State Announces School Budget Breakthrough

Monday, March 19th 2007, 8:09 pm
By: News On 6

State lawmakers announced a bipartisan budget breakthrough Monday. The budget bill includes nearly $7 billion for next year, millions in tax cuts, and much-needed supplementary funds for education. All last week we heard lawmakers weren't fully funding the $3,000 teacher pay raises. Monday, lawmakers approved a deal to give schools $60 million to help make up the difference, but News On 6 education reporter Ashli Sims reports it might not help a local school in deep financial trouble.

They stood shoulder to shoulder, from both sides of the aisle, seeming pretty pleased with themselves.

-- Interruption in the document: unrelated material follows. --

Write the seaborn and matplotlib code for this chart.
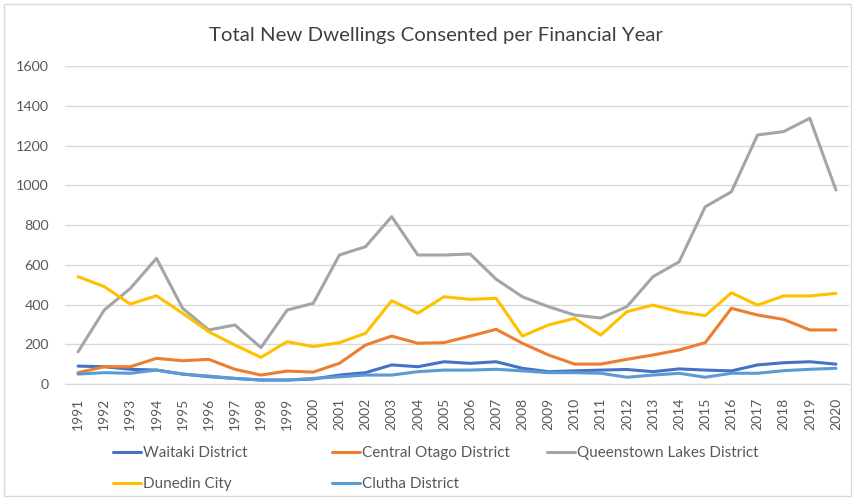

"It is a very proud fact for us as legislative leaders to be able to say for the first time we've met the April 1st education funding deadline," said Speaker of the House Lance Cargill.

"But I think in this budget agreement there are lots of things that we can all be very, very proud of," said Senator Mike Morgan.

Proud that Oklahoma schools will know how much money they have to spend next year, earlier than ever. And they agreed to fully fund what some were calling an "un-funded" mandate. They've set aside $60 million to go out to schools this year to help cover costs associated with the teachers' pay raises.

"We're a long way from it ever becoming law and we're still a long way from money reaching those school systems but at least there is a proposal on the table," said Representative Danny Morgan.

But will it save jobs in Catoosa? District leaders announced earlier this month they would lay off more than two dozen teachers and support staff. At the time, the superintendent blamed the $500,000 deficit on lawmakers.

"If the legislative body would have taken care of business last year, we wouldn't be in this shape," said Catoosa Superintendent Larry Cole.

A financial consultant hired by the district told the school board last week Catoosa has a $600,000 deficit. He said the writing was on the wall last summer, but the board was given misleading information by the district's former financial director.

We talked with the school board president and he told us supplemental funds would help. But even with those dollars, they probably would still need to cut staff. Even with the extra money and the cuts, it still won't get them out of the hole.

Monday’s budget deal still has to gain the approval of the governor, who says he was left out of the budget discussions. So, it is still not known when schools will actually start to receive this money.